Kita tidak menentang model-model kemasan yang menarik dan praktis supaya lebih efisien, bersih, tetapi apa peran masyarakat dalam industrialisasi. Praktis, mereka adalah konsumen semata. Sementara harga hasil pertanian yang menjadi tulang punggung penghidupan mereka terus menurun dari segi nilai tukar, pada saat yang sama mereka dipaksa melakukan pengeluaran ekstra untuk kemasan hasil produksi pabrikan.

Kalau peluang ekonomi yang paling dekat dengan mereka saja, yaitu makanan, tidak lagi ada peluang akses untuk ikut dalam proses guna peningkatan nilai tambah ekonomi, apalagi yang lebih jauh seperti industri garmen, mesin dan industri berat.

Industri Rumahan
Berbagai inisiatif telah dilakukan masyarakat sebagai kiat menghindari ganasnya industrialisasi yang tanpa keperpihakan, seperti industri kecil dengan memanfaatkan alam di sekitar mereka, seperti tapas (kulit serabut) pohon kelapa, kulit kelapa, kulit pohon pisang, lidi, kayu dan sebagainya.

Namun sebagian besar mereka, sangat tergantung pada pasar ekspor.
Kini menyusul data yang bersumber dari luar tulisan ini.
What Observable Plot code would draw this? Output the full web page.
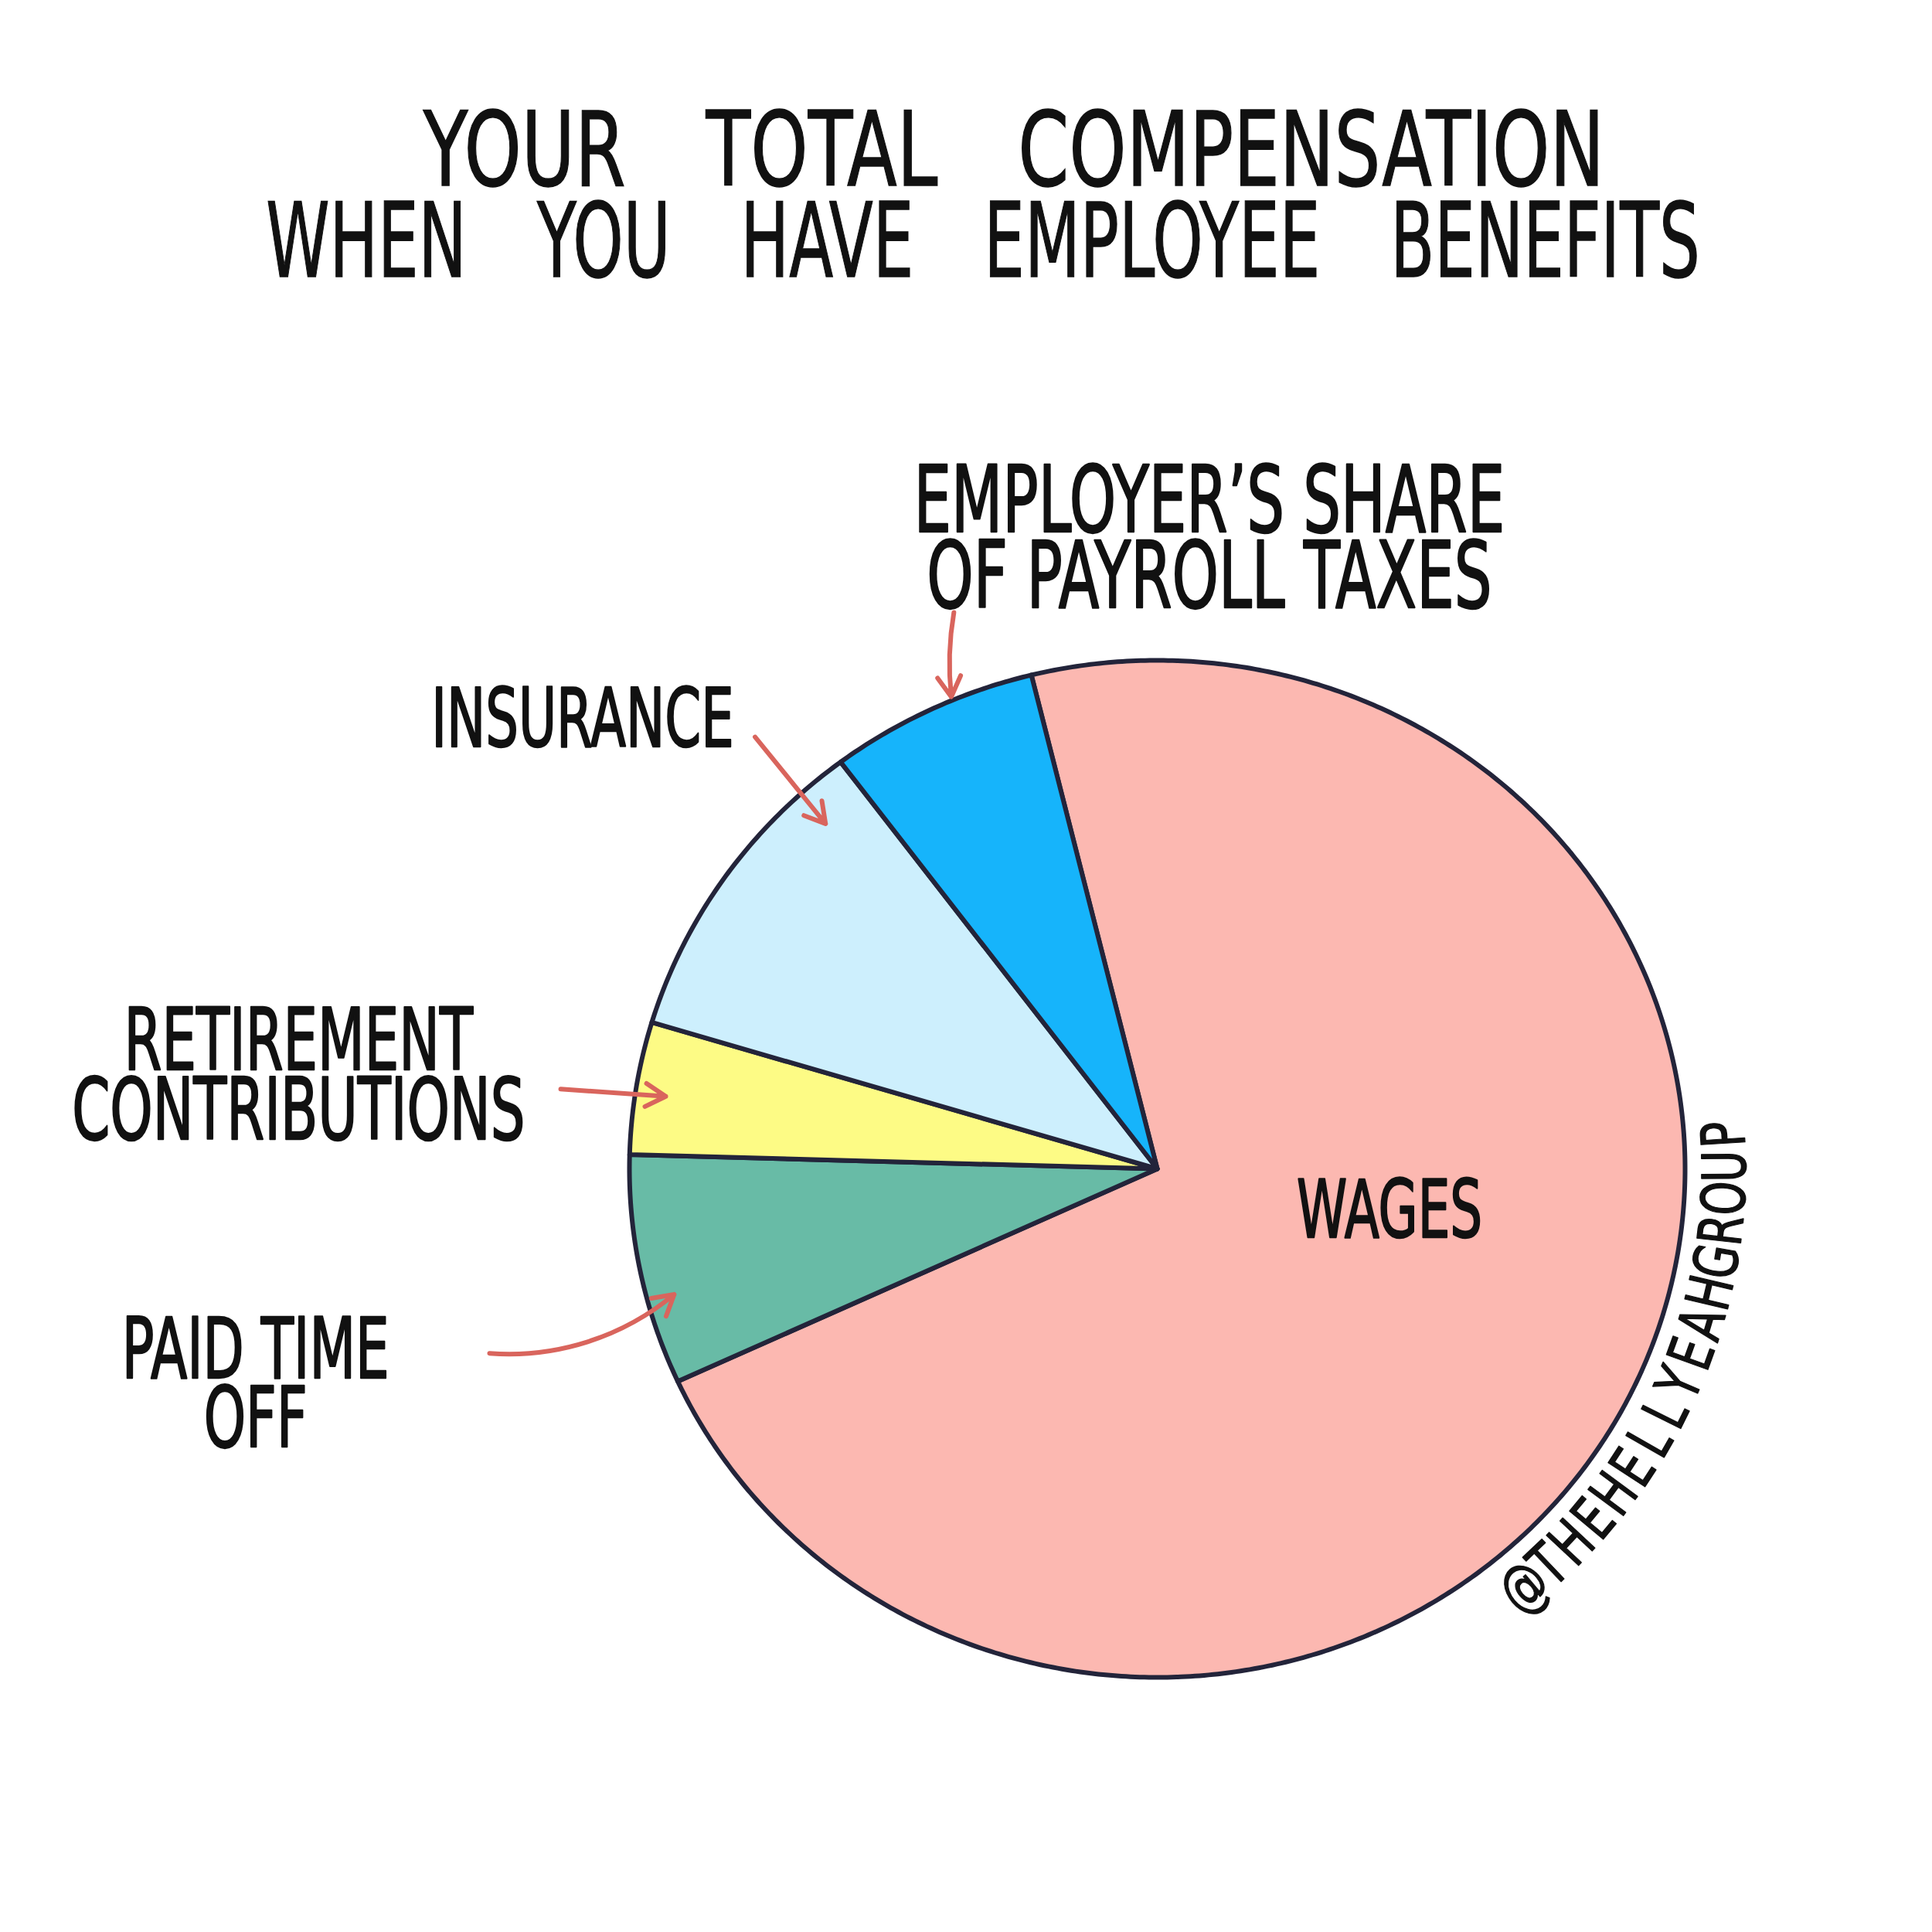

Ini karena pasar dalam negeri tidak mampu menyerap industri kecil yang berorientasi hobi dan kelangenan dengan marjin yang menjamin kelanjutan usaha.

Para industriawan kerajinan ini pun banyak mengeluhkan ketergantungan mereka pada trading atau pihak pengepul untuk ekspor karena keterbatasan kemampuan mereka untuk bisa berhubungan langsung dengan pembeli (buyer) dan pengguna (user) di luar negeri. Menurut mereka, sangat sedikit yang dilakukan pemerintah, misalnya, memfasilitasi mereka untuk tujuan itu. Banyak birokrat justru memberi peluang monopoli kepada para trading yang sudah mapan sehingga mempersulit munculnya para industriawan kerajinan kecil berhubungan langsung dengan pemberli dan pengguna.

Hemat saya, ada dua tantangan pokok peningkatkan ekonomi rakyat dan melindungi mereka dari kapitalisme global. Pertama, secara politik harus ada keperpihakan dalam industrialisasi yang memberikan akses dan kesempatan kepada rakyat untuk ikut dalam proses industrialisasi. Kedua, harus ada usaha mencari jalan atas kreativitas masyarakat dalam industri kerajinan maupun hasil pertanian bagi peluang ekspor, sehingga mereka memperoleh marjin yang cukup untuk hidup berkelanjutan. Orientasi yang terlalu besar pada penyediaan modal tanpa diimbangi peluang pasar, justeru berisiko menjebak mereka pada hutang yang tak terbayar.

Ini saatnya ormas Islam untuk menempatkan diri kembali dalam usaha meningkatkan ekonomi rakyat dan merebut kesempatan dari monopoli kapitalisme global. Kritik presiden mestinya menjadi asa bagi ormas Islam untuk ini.

Penulis adalah Direktur Eksekutif the WAHID Institute.